# Thread: Possible arrangements

1. ## Possible arrangements

Four congruent triangular gardening plots form a square. Each plot will contain one kind of flower, and the flowers in plots that share an edge will be different. How many different ways can the garden be planted if the flowers can be roses, carnations, daisies, lilies, or tulips?
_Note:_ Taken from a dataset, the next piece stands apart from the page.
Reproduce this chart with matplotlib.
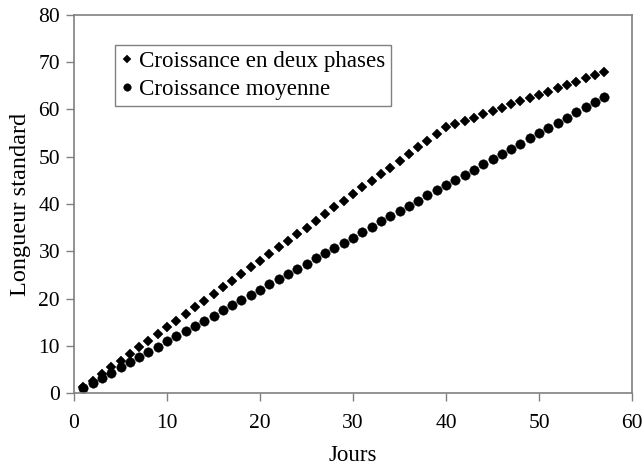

Help would be appreciated thank you!

2. Hello, jarny!

Four congruent triangular gardening plots form a square.
Each plot will contain one kind of flower, and the flowers in plots
that share an edge will be different.
How many different ways can the garden be planted if the flowers can be:
roses, carnations, daisies, lilies, or tulips?

I'll make it easier for me. .I will assume that rotations of the plots
. . are considered different arrangements.

The four plots look like this:
Code:
      * - - - - - - - *
| \           / |
|   \   1   /   |
|     \   /     |
|  4    *    2  |
|     /   \     |
|   /   3   \   |
| /           \ |
* - - - - - - - *

There are five types of flowers; call them: $A,\,B,\,C,\,D,\,E.$

There are $\boxed{5}$ choices for plot #1.
. . Suppose it is flower $A.$
Then we have:
Code:
      * - - - - - *
| \   A   / |
|   \   /   |
| 4   *   2 |
|   /   \   |
| /   3   \ |
* - - - - - *

Then there are $\boxed{4}$ choices for plot #2.
. . Suppose it is flower $B.$
Then we have:
Code:
      * - - - - - *
| \   A   / |
|   \   /   |
| 4   *   B |
|   /   \   |
| /   3   \ |
* - - - - - *

Now there are $4$ choices for plot #3.
But we must consider two possible cases.

[1] Plot #3 has flower $A.$
Then we have:
Code:
      * - - - - - *
| \   A   / |
|   \   /   |
| 4   *   B |
|   /   \   |
| /   A   \ |
* - - - - - *

and there are $4$ choices for plot #4.

Hence, there are: . $5 \times 4 \times 4\:=$ 80 ways.

[2] Plot #3 does not have $A.$
It has $C,\,D,\text{ or }E,\;\boxed{3}$ choices.
Suppose it is flower $C.$
Then we have:
Code:
      * - - - - - *
| \   A   / |
|   \   /   |
| 4   *   B |
|   /   \   |
| /   C   \ |
* - - - - - *

Now there are $\boxed{3}$ choices for plot #4.

Hence, there are: . $5 \times 4 \times 3 \times 3 \:=$ 180 ways.

Therefore, there are: . $80 + 180 \:=$ 260 ways.